Shortest path with jumps (dynamic Bayesian network)?

Suppose I have the following graph structure:

It has the following properties:

• There are four states $\mathcal{S} = {q,s_1,s_2,s_3}$ where $q$ is some origin state where we start from (though it is not time-indexed).
• The transition cost going from node $i$ to node $j$ is given by $c^t_{i,j}$ where $t$ is the time-stamp of the destination node. So for example: $c^2_{s_1,s_1}$ is the cost of travelling between $s_1$ at time $t=1$ and $s_1$ at time $t=2$.
• Each node (black dot) is shown with it's state-label and the time index of that state e.g. $(s_2,1)$ is state $s_2$ at time index $1$.

My interest is in finding the path with the lowest cost. I am not interested in the tour i.e., not the TSP (travelling salesman problem); I am interested in going from left to right in the graph at the lowest cost.

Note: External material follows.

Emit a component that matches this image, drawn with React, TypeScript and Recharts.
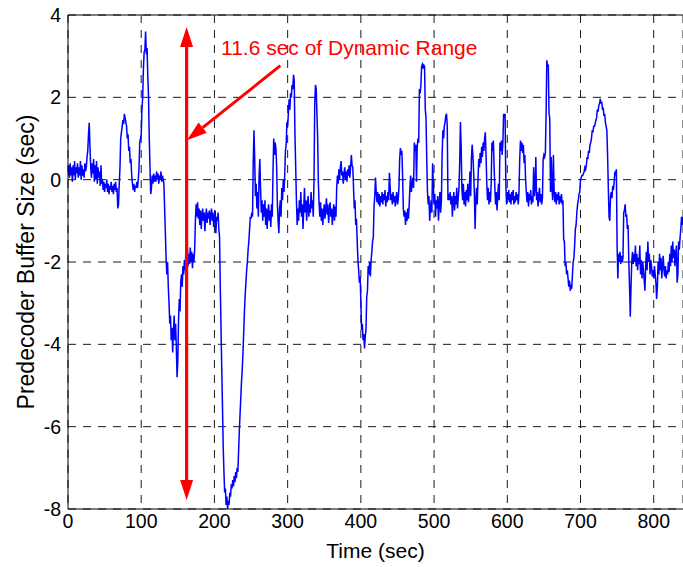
import { LineChart, Line, XAxis, YAxis, CartesianGrid, ReferenceLine, ReferenceDot } from 'recharts';

// buffer size (sec), sampled once a second, one array per 100 s block
const block0 = [
    0.1, 0.35, 0.05, 0.4, 0.1, 0.3, -0.05, 0.35, 0.1, 0.45,
    0.0, 0.3, 0.15, 0.4, 0.05, 0.3, 0.1, 0.45, 0.0, 0.35,
    0.1, 0.25, 0.05, 0.4, 0.2, 0.3, 0.55, 0.7, 1.1, 1.38,
    0.8, 0.3, 0.05, 0.4, 0.15, 0.5, -0.05, 0.35, 0.0, 0.45,
    -0.1, 0.3, 0.05, 0.2, -0.15, 0.35, -0.1, 0.0, -0.25, -0.05,
    -0.3, -0.1, -0.2, 0.0, -0.3, -0.1, -0.35, -0.15, -0.25, -0.05,
    -0.3, -0.15, -0.35, -0.1, -0.25, -0.05, -0.3, -0.2, -0.7, -0.6,
    -0.1, 0.3, 1.0, 1.15, 1.3, 1.45, 1.35, 1.6, 1.5, 1.4,
    1.3, 1.0, 1.1, 0.7, 0.8, 0.4, 0.5, 0.1, -0.1, -0.25,
    -0.1, -0.3, -0.15, -0.2, -0.05, -0.2, 0.0, 0.3, 0.9, 1.0,
];
const block1 = [
    1.1, 1.7, 2.0, 2.7, 3.1, 3.15, 3.6, 3.05, 3.2, 2.5,
    2.0, 1.0, 0.3, -0.35, -0.2, 0.1, -0.1, 0.15, -0.05, 0.1,
    -0.05, 0.2, 0.0, 0.15, -0.1, 0.1, 0.0, 0.2, -0.05, 0.1,
    0.0, -0.1, -0.7, -1.3, -1.9, -2.3, -2.0, -2.6, -3.0, -3.5,
    -3.3, -3.9, -3.6, -4.2, -3.7, -3.3, -3.9, -3.5, -4.1, -4.8,
    -4.4, -3.4, -2.9, -3.2, -2.5, -2.3, -2.6, -2.1, -2.3, -1.95,
    -2.2, -1.7, -2.0, -1.6, -2.1, -1.8, -2.05, -1.65, -2.0, -1.75,
    -2.15, -1.8, -2.0, -1.7, -1.0, -0.6, -0.9, -0.55, -0.95, -0.7,
    -1.1, -0.75, -1.2, -0.85, -0.7, -1.0, -0.8, -1.25, -0.9, -0.7,
    -1.05, -0.8, -0.95, -0.75, -1.1, -0.85, -0.7, -1.0, -0.8, -1.15,
];
const block2 = [
    -0.9, -0.75, -1.3, -0.9, -1.0, -0.8, -1.2, -1.4, -2.6, -3.6,
    -4.6, -5.5, -6.5, -7.1, -7.6, -7.5, -7.9, -7.7, -8.0, -7.8,
    -7.9, -7.6, -7.7, -7.4, -7.5, -7.3, -7.45, -7.2, -7.35, -7.1,
    -7.25, -7.0, -7.1, -6.6, -6.1, -5.7, -5.3, -4.9, -4.6, -4.2,
    -3.7, -3.2, -2.8, -2.5, -2.2, -2.0, -1.7, -1.5, -1.2, -0.9,
    -0.95, -0.8, -0.9, 0.4, 1.2, 0.5, -0.4, -0.1, -0.7, -0.3,
    -0.9, 0.1, 0.5, -0.2, -0.8, -0.5, -1.0, -0.6, -0.9, -0.5,
    -1.1, -0.7, -1.2, -0.8, -0.6, -1.0, -0.75, -1.15, -0.6, -0.9,
    0.2, 1.0, 0.6, 0.9, 0.75, 0.3, -0.6, -1.0, -1.3, -0.7,
    -0.5, -0.9, -0.2, -0.5, 0.0, -0.3, 0.1, 0.7, 0.85, 1.4,
];
const block3 = [
    1.3, 1.6, 1.95, 1.7, 2.1, 2.0, 2.3, 2.2, 2.55, 2.4,
    1.1, 0.3, -0.5, -1.1, -0.7, -1.0, -0.5, -0.8, -0.3, -0.9,
    -0.6, -1.2, -0.7, -0.2, -0.8, -0.5, -1.0, -0.6, -0.4, -0.9,
    -0.6, -0.8, -0.3, -0.7, -0.5, -0.9, 0.0, 1.8, 2.3, 2.2,
    1.6, 1.0, -0.1, -0.6, -0.9, -0.55, -1.0, -0.7, -1.1, -0.8,
    -0.6, -0.95, -0.7, -0.45, -0.85, -0.6, -1.05, -0.75, -0.55, -0.9,
    -0.7, -1.1, -0.8, -0.6, -1.0, -0.65, -0.9, -0.2, 0.1, -0.1,
    0.25, 0.0, 0.3, 0.45, 0.1, 0.2, -0.1, 0.15, 0.3, 0.0,
    0.2, -0.05, 0.25, 0.1, 0.35, 0.05, 0.3, 0.6, 0.35, 0.3,
    -0.2, -0.7, -0.5, -1.1, -0.95, -1.5, -1.95, -2.2, -2.5, -2.35,
];
const block4 = [
    -2.95, -3.65, -3.5, -3.9, -3.75, -4.1, -3.8, -3.65, -2.85, -2.7,
    -2.1, -2.3, -2.0, -2.35, -1.95, -1.75, -1.5, -1.4, -0.65, -0.4,
    0.05, -0.3, -0.55, -0.3, -0.6, -0.35, -0.65, -0.4, -0.55, -0.3,
    -0.6, -0.35, -0.5, -0.25, -0.65, -0.4, -0.55, -0.3, -0.5, 0.17,
    -0.2, -0.5, -0.35, -0.6, -0.3, -0.55, -0.4, -0.65, -0.45, -0.3,
    -0.6, -0.5, -0.2, 0.5, 0.77, 0.6, 0.7, 0.1, -0.7, -0.9,
    -0.75, -1.1, -0.8, -1.0, -0.7, -0.95, -0.6, -0.2, 0.1, -0.3,
    -0.1, 0.05, -0.2, 0.9, 0.7, 0.85, -0.05, 0.8, 1.0, 0.9,
    2.2, 2.1, 2.3, 2.75, 2.8, 2.7, 2.78, 2.75, 1.7, 1.5,
    0.5, -0.3, -0.6, -0.4, -1.0, -0.7, -0.5, -0.8, 0.4, -0.1,
];
const block5 = [
    -0.6, -0.35, -0.9, -0.5, -0.7, -0.4, -1.0, -0.6, -0.3, -0.8,
    -0.5, 0.6, 1.2, 1.0, 1.3, 1.4, 1.55, 1.6, 1.3, -0.5,
    -0.35, -0.5, -0.3, -0.6, -0.4, -0.9, -0.5, -0.3, -0.75, -0.4,
    -0.6, -0.2, -0.7, -0.45, -0.2, 0.4, 1.4, 0.8, -0.2, -0.5,
    -0.1, -0.6, -0.3, -0.65, -0.25, -0.5, -0.1, -0.55, -0.3, 0.2,
    -0.4, 0.5, 0.85, 0.6, 0.2, -0.3, -1.2, -0.5, -0.2, -0.6,
    0.0, 0.5, 0.3, 0.65, 0.4, 0.8, 0.55, 0.9, 0.7, 1.0,
    1.15, 0.6, -0.1, -0.5, -0.2, -0.6, -0.3, -0.55, -0.1, 0.9,
    0.7, 0.95, 0.3, -0.2, -0.6, -0.3, -0.75, -0.4, -0.1, -0.5,
    0.9, 0.7, 0.95, 0.6, 0.9, 1.6, 1.5, 1.6, -0.1, -0.6,
];
const block6 = [
    -0.3, -0.5, -0.25, -0.55, -0.35, -0.6, -0.3, -0.5, -0.25, -0.6,
    -0.4, -0.55, -0.3, -0.5, -0.35, -0.6, -0.3, 0.5, 0.95, 0.7,
    0.9, 0.65, 0.85, 0.4, 0.6, 0.0, -0.3, -0.55, -0.3, -0.65,
    -0.35, -0.5, -0.25, -0.6, -0.4, -0.55, 0.3, -0.4, -0.2, 0.55,
    -0.5, -0.3, -0.65, -0.4, -0.2, -0.55, -0.35, -0.6, -0.45, 0.5,
    0.6, 0.55, 0.65, 1.6, 2.9, 2.75, 2.8, 1.6, 1.5, -0.3,
    0.55, -0.2, -0.5, 0.6, -0.3, -0.55, -0.3, -0.6, -0.35, -0.5,
    -0.3, -0.6, -0.4, -0.55, -0.35, -0.6, -0.5, -1.45, -1.5, -2.1,
    -2.0, -2.3, -2.2, -2.4, -2.6, -2.45, -2.7, -2.55, -2.65, -2.3,
    -2.0, -1.9, -1.6, -1.2, -1.1, -0.8, -0.6, -0.5, -0.35, -0.3,
];
const block7 = [
    0.0, 0.05, 0.1, 0.1, 0.15, 0.2, 0.3, 0.25, 0.35, 0.55,
    0.5, 0.7, 0.65, 0.85, 0.9, 1.0, 1.2, 1.15, 1.3, 1.3,
    1.35, 1.45, 1.5, 1.7, 1.65, 1.8, 1.85, 1.96, 1.85, 1.9,
    1.7, 1.75, 1.55, 1.6, 1.4, 1.3, 1.2, 0.6, -0.2, -0.9,
    -1.0, -0.4, -0.3, -0.45, -0.15, -0.25, -0.05, 0.2, 0.15, 0.25,
    -1.6, -2.4, -1.8, -2.0, -1.75, -2.05, -1.85, -2.0, -1.9, -0.8,
    -0.75, -0.6, -0.9, -0.85, -1.2, -1.1, -2.0, -2.6, -3.33, -2.6,
    -2.0, -1.75, -2.05, -1.8, -2.0, -1.6, -2.1, -1.8, -2.2, -1.9,
    -2.05, -1.6, -2.3, -1.95, -2.4, -2.0, -2.2, -2.45, -2.7, -2.1,
    -1.75, -2.2, -1.5, -2.0, -1.8, -2.3, -1.95, -2.1, -2.35, -2.2,
];
const block8 = [
    -2.4, -2.1, -2.3, -2.5, -2.9, -2.6, -2.0, -2.3, -1.8, -2.2,
    -1.9, -2.4, -2.1, -1.85, -2.2, -2.35, -2.1, -2.4, -2.2, -2.3,
    -2.0, -2.25, -1.8, -2.1, -1.6, -2.0, -1.5, -1.9, -1.7, -2.1,
    -1.8, -1.6, -2.5, -2.3, -1.5, -1.7, -1.4, -1.2, -0.9, -1.1,
    -0.9,
];

const blocks = [block0, block1, block2, block3, block4, block5, block6, block7, block8];
const blockStarts = [0, 100, 200, 300, 400, 500, 600, 700, 800];

const xTicks = [0, 100, 200, 300, 400, 500, 600, 700, 800];
const yTicks = [-8, -6, -4, -2, 0, 2, 4];

// red annotation (data coordinates)
const rangeTime = 162;
const rangeTop = 3.71;
const rangeBottom = -7.78;
const pointerFrom = { t: 290, v: 2.77 };
const pointerTo = { t: 162.5, v: 0.96 };
const noteAt = { t: 209, v: 3.03 };
const noteText = '11.6 sec of Dynamic Range';

const data = blocks.flatMap((vals, b) =>
    vals.map((v, i) => ({ t: blockStarts[b] + i, v }))
);

const FONT = '"Liberation Sans", Arial, Helvetica, sans-serif';
const RED = '#ff0000';

function head(tipX: number, tipY: number, fromX: number, fromY: number) {
    const dx = tipX - fromX;
    const dy = tipY - fromY;
    const len = Math.hypot(dx, dy) || 1;
    const ux = dx / len;
    const uy = dy / len;
    const L = 20;
    const W = 6.5;
    const bx = tipX - ux * L;
    const by = tipY - uy * L;
    return {
        base: [bx, by],
        points: `${tipX},${tipY} ${bx - uy * W},${by + ux * W} ${bx + uy * W},${by - ux * W}`,
    };
}

function DoubleArrow(props: any) {
    const { x1, y1, x2, y2 } = props;
    const a = head(x1, y1, x2, y2);
    const b = head(x2, y2, x1, y1);
    return (
        <g>
            <line x1={a.base[0]} y1={a.base[1] - 1} x2={b.base[0]} y2={b.base[1] + 1} stroke={RED} strokeWidth={3.2} />
            <polygon points={a.points} fill={RED} />
            <polygon points={b.points} fill={RED} />
        </g>
    );
}

function Pointer(props: any) {
    const { x1, y1, x2, y2 } = props;
    const h = head(x2, y2, x1, y1);
    return (
        <g>
            <line x1={x1} y1={y1} x2={h.base[0]} y2={h.base[1]} stroke={RED} strokeWidth={3} />
            <polygon points={h.points} fill={RED} />
        </g>
    );
}

export default function App() {
    return (
        <div style={{ position: 'absolute', left: 0, top: 0, background: '#fff' }}>
            <LineChart
                width={683}
                height={567}
                data={data}
                margin={{ top: 15, right: 0, bottom: 0, left: 0 }}
            >
                <CartesianGrid stroke="#1a1a1a" strokeDasharray="8 7" />
                <XAxis
                    dataKey="t"
                    type="number"
                    domain={[0, 840]}
                    ticks={xTicks}
                    interval={0}
                    allowDataOverflow
                    height={58}
                    tickLine={false}
                    tickSize={0}
                    tickMargin={5}
                    axisLine={{ stroke: '#000' }}
                    tick={{ fill: '#000', fontSize: 19.5, fontFamily: FONT }}
                    label={(p: any) => {
                        const vb = p.viewBox;
                        return (
                            <text x={vb.x + vb.width / 2} y={vb.y + 49} textAnchor="middle"
                                fontSize={21} fontFamily={FONT} fill="#000">
                                Time (sec)
                            </text>
                        );
                    }}
                />
                <YAxis
                    type="number"
                    domain={[-8, 4]}
                    ticks={yTicks}
                    interval={0}
                    allowDataOverflow
                    width={68}
                    tickLine={false}
                    tickSize={0}
                    tickMargin={7}
                    axisLine={{ stroke: '#000' }}
                    tick={{ fill: '#000', fontSize: 19.5, fontFamily: FONT }}
                    label={(p: any) => {
                        const vb = p.viewBox;
                        const cx = vb.x + 26;
                        const cy = vb.y + vb.height / 2;
                        return (
                            <text x={cx} y={cy} transform={`rotate(-90 ${cx} ${cy})`} textAnchor="middle"
                                dominantBaseline="central" fontSize={23} fontFamily={FONT} fill="#000">
                                Predecoder Buffer Size (sec)
                            </text>
                        );
                    }}
                />
                {/* top frame */}
                <ReferenceLine y={4} stroke="#000" strokeWidth={1} />
                <Line
                    type="linear"
                    dataKey="v"
                    stroke="#0000ff"
                    strokeWidth={1.5}
                    dot={false}
                    isAnimationActive={false}
                />
                <ReferenceLine
                    segment={[{ x: rangeTime, y: rangeTop }, { x: rangeTime, y: rangeBottom }]}
                    shape={(p: any) => <DoubleArrow {...p} />}
                />
                <ReferenceLine
                    segment={[{ x: pointerFrom.t, y: pointerFrom.v }, { x: pointerTo.t, y: pointerTo.v }]}
                    shape={(p: any) => <Pointer {...p} />}
                />
                <ReferenceDot
                    x={noteAt.t}
                    y={noteAt.v}
                    r={0}
                    shape={(p: any) => (
                        <text x={p.cx} y={p.cy} fill={RED} fontSize={21} fontFamily={FONT}>
                            {noteText}
                        </text>
                    )}
                />
            </LineChart>
        </div>
    );
}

Apart from the first time step, there are nine costs to consider at each time step.

Now my question is simply what is this type of problem called?

• It doesn't seem to be the shortest path problem because my path does not need to be contiguous. This means that e.g. $\phi = \{c^0_{q,s_1},c^1_{s_2,s_3} c^2_{s_2,s_1} \}$ is a valid path for my problem setting (if $\phi$ has the lowest cost of going left to right).
• It is not a TSP since I do not need to visit every node (just one per time index), nor do I need to return to the start.
• The Viterbi algorithm perhaps but there is nothing stochastic about my states and I know all the costs but perhaps some other sort of max-sum algorithm?
• I suppose we could use the Bellman–Ford algorithm and just specify the three states at the end, upon which we pick the one with the lowest cost.

Solution 1:

Based on our discussion, I think Viterbi algorithm is what you are looking for. I shortly highlight the most important steps needed for computation and how it can be used on a general graph with costly edges.

Define $\mu(i,t)$ as the cost of the minimum cost path to the $i$-th state at time $t$ and define $c(i,j,t)$ as the cost of going from state $i$ to state $j$ at time $t$. We will compute $\mu(i,t)$ in an iterative fashion from left to right.

1. Set $\mu(0,0)=0$ for the initial state at time $t=0$.
2. For $t = 1,2,\dots$ and for each state $j$ at time $t$, compute $$\mu(j,t) = \min_i \{ \mu(i,t-1)+c(i,j,t-1) \} , $$ where the minimum is over all states $i$ at time $t-1$ that are connected to the state $(j,t)$.
3. Once you have reached the end, you can backtrack the minimum cost path by identifying at each state the incoming edge with smallest cost.

Note that if you want to spare the backtracking, you can also track the minimum cost path with an auxiliary variable $p(i,t)$ for each state $i$ and time $t$.